» **AIM OF THE TASK**
Transcribe every line exactly. Leave the pictures behind.

+++

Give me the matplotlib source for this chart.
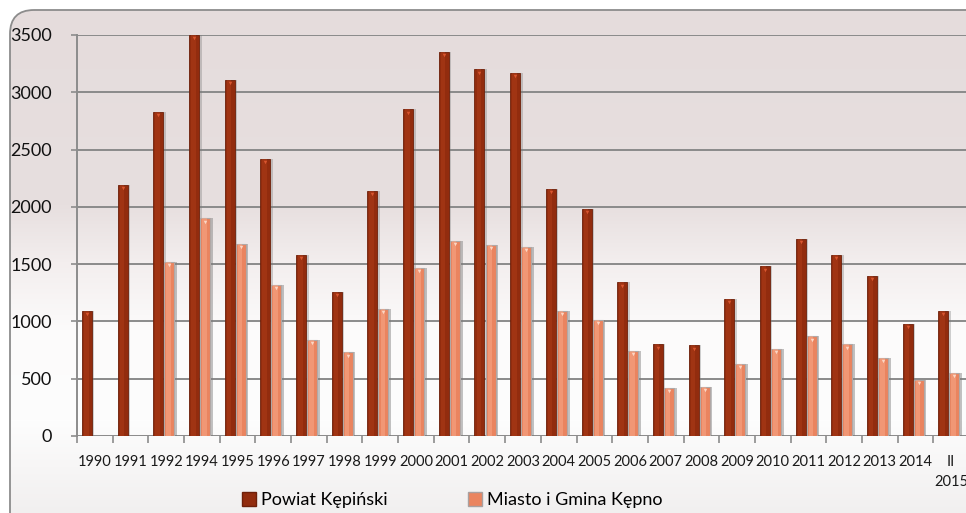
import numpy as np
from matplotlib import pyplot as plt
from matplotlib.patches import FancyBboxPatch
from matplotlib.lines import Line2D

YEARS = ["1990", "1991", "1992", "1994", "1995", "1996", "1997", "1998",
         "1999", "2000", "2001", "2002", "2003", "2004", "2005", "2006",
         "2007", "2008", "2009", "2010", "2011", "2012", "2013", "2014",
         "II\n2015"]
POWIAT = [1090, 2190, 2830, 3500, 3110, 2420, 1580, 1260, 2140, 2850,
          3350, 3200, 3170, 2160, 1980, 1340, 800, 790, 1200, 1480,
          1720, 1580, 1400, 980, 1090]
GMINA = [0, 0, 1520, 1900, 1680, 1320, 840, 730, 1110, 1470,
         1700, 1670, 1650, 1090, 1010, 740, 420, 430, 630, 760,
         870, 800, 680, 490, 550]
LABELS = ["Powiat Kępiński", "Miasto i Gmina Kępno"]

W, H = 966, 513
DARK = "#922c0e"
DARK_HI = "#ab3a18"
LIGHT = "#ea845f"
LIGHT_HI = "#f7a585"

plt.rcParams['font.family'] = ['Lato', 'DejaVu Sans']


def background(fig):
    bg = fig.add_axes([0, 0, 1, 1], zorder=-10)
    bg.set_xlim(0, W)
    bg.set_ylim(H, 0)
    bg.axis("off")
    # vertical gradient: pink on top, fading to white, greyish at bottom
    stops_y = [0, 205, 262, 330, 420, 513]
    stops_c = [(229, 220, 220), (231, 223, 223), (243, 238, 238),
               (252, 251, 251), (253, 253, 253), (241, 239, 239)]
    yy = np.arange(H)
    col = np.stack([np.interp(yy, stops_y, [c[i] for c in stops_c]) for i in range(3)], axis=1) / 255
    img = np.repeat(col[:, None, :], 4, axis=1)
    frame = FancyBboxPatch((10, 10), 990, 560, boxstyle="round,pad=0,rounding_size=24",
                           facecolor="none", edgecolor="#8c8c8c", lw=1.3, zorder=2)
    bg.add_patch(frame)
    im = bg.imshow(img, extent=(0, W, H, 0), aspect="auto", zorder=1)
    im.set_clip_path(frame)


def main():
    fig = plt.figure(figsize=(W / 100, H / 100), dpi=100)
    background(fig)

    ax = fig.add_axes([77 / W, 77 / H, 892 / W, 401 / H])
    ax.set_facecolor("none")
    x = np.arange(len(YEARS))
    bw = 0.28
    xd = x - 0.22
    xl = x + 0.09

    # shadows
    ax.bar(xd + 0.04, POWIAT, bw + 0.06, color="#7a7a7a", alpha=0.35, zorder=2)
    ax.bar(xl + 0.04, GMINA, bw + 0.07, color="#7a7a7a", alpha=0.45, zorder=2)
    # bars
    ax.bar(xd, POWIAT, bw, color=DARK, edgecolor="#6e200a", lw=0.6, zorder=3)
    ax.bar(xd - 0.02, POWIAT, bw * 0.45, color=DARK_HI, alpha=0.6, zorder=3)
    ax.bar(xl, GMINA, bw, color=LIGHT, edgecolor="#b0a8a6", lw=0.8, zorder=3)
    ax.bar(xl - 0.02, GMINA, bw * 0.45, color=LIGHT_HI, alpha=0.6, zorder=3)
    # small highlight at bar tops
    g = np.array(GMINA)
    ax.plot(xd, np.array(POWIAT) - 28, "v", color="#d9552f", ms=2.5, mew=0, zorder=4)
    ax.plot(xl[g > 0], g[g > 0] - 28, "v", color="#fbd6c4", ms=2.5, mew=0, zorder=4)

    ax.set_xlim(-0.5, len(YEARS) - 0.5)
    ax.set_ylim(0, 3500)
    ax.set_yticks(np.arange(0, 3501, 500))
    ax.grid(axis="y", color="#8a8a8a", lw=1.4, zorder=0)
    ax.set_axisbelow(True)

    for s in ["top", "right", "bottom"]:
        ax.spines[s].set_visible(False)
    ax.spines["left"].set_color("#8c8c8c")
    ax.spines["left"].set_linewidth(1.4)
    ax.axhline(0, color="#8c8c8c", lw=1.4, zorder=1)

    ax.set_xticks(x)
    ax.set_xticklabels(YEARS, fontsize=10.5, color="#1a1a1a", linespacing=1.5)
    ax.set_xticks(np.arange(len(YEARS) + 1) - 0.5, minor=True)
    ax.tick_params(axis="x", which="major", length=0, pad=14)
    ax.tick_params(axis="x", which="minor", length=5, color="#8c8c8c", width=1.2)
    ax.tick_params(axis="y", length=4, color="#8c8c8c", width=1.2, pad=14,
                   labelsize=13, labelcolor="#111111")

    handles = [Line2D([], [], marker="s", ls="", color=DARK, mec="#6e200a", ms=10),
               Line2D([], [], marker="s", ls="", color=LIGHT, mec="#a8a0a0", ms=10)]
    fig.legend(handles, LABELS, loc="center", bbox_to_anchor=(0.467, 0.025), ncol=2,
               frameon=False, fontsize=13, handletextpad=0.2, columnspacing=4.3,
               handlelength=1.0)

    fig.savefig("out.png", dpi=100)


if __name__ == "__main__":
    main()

+++

» **EXERCISE RESULT**
Give me the matplotlib source for this chart.
import numpy as np
from matplotlib import pyplot as plt
from matplotlib.patches import FancyBboxPatch
from matplotlib.lines import Line2D

YEARS = ["1990", "1991", "1992", "1994", "1995", "1996", "1997", "1998",
         "1999", "2000", "2001", "2002", "2003", "2004", "2005", "2006",
         "2007", "2008", "2009", "2010", "2011", "2012", "2013", "2014",
         "II\n2015"]
POWIAT = [1090, 2190, 2830, 3500, 3110, 2420, 1580, 1260, 2140, 2850,
          3350, 3200, 3170, 2160, 1980, 1340, 800, 790, 1200, 1480,
          1720, 1580, 1400, 980, 1090]
GMINA = [0, 0, 1520, 1900, 1680, 1320, 840, 730, 1110, 1470,
         1700, 1670, 1650, 1090, 1010, 740, 420, 430, 630, 760,
         870, 800, 680, 490, 550]
LABELS = ["Powiat Kępiński", "Miasto i Gmina Kępno"]

W, H = 966, 513
DARK = "#922c0e"
DARK_HI = "#ab3a18"
LIGHT = "#ea845f"
LIGHT_HI = "#f7a585"

plt.rcParams['font.family'] = ['Lato', 'DejaVu Sans']


def background(fig):
    bg = fig.add_axes([0, 0, 1, 1], zorder=-10)
    bg.set_xlim(0, W)
    bg.set_ylim(H, 0)
    bg.axis("off")
    # vertical gradient: pink on top, fading to white, greyish at bottom
    stops_y = [0, 205, 262, 330, 420, 513]
    stops_c = [(229, 220, 220), (231, 223, 223), (243, 238, 238),
               (252, 251, 251), (253, 253, 253), (241, 239, 239)]
    yy = np.arange(H)
    col = np.stack([np.interp(yy, stops_y, [c[i] for c in stops_c]) for i in range(3)], axis=1) / 255
    img = np.repeat(col[:, None, :], 4, axis=1)
    frame = FancyBboxPatch((10, 10), 990, 560, boxstyle="round,pad=0,rounding_size=24",
                           facecolor="none", edgecolor="#8c8c8c", lw=1.3, zorder=2)
    bg.add_patch(frame)
    im = bg.imshow(img, extent=(0, W, H, 0), aspect="auto", zorder=1)
    im.set_clip_path(frame)


def main():
    fig = plt.figure(figsize=(W / 100, H / 100), dpi=100)
    background(fig)

    ax = fig.add_axes([77 / W, 77 / H, 892 / W, 401 / H])
    ax.set_facecolor("none")
    x = np.arange(len(YEARS))
    bw = 0.28
    xd = x - 0.22
    xl = x + 0.09

    # shadows
    ax.bar(xd + 0.04, POWIAT, bw + 0.06, color="#7a7a7a", alpha=0.35, zorder=2)
    ax.bar(xl + 0.04, GMINA, bw + 0.07, color="#7a7a7a", alpha=0.45, zorder=2)
    # bars
    ax.bar(xd, POWIAT, bw, color=DARK, edgecolor="#6e200a", lw=0.6, zorder=3)
    ax.bar(xd - 0.02, POWIAT, bw * 0.45, color=DARK_HI, alpha=0.6, zorder=3)
    ax.bar(xl, GMINA, bw, color=LIGHT, edgecolor="#b0a8a6", lw=0.8, zorder=3)
    ax.bar(xl - 0.02, GMINA, bw * 0.45, color=LIGHT_HI, alpha=0.6, zorder=3)
    # small highlight at bar tops
    g = np.array(GMINA)
    ax.plot(xd, np.array(POWIAT) - 28, "v", color="#d9552f", ms=2.5, mew=0, zorder=4)
    ax.plot(xl[g > 0], g[g > 0] - 28, "v", color="#fbd6c4", ms=2.5, mew=0, zorder=4)

    ax.set_xlim(-0.5, len(YEARS) - 0.5)
    ax.set_ylim(0, 3500)
    ax.set_yticks(np.arange(0, 3501, 500))
    ax.grid(axis="y", color="#8a8a8a", lw=1.4, zorder=0)
    ax.set_axisbelow(True)

    for s in ["top", "right", "bottom"]:
        ax.spines[s].set_visible(False)
    ax.spines["left"].set_color("#8c8c8c")
    ax.spines["left"].set_linewidth(1.4)
    ax.axhline(0, color="#8c8c8c", lw=1.4, zorder=1)

    ax.set_xticks(x)
    ax.set_xticklabels(YEARS, fontsize=10.5, color="#1a1a1a", linespacing=1.5)
    ax.set_xticks(np.arange(len(YEARS) + 1) - 0.5, minor=True)
    ax.tick_params(axis="x", which="major", length=0, pad=14)
    ax.tick_params(axis="x", which="minor", length=5, color="#8c8c8c", width=1.2)
    ax.tick_params(axis="y", length=4, color="#8c8c8c", width=1.2, pad=14,
                   labelsize=13, labelcolor="#111111")

    handles = [Line2D([], [], marker="s", ls="", color=DARK, mec="#6e200a", ms=10),
               Line2D([], [], marker="s", ls="", color=LIGHT, mec="#a8a0a0", ms=10)]
    fig.legend(handles, LABELS, loc="center", bbox_to_anchor=(0.467, 0.025), ncol=2,
               frameon=False, fontsize=13, handletextpad=0.2, columnspacing=4.3,
               handlelength=1.0)

    fig.savefig("out.png", dpi=100)


if __name__ == "__main__":
    main()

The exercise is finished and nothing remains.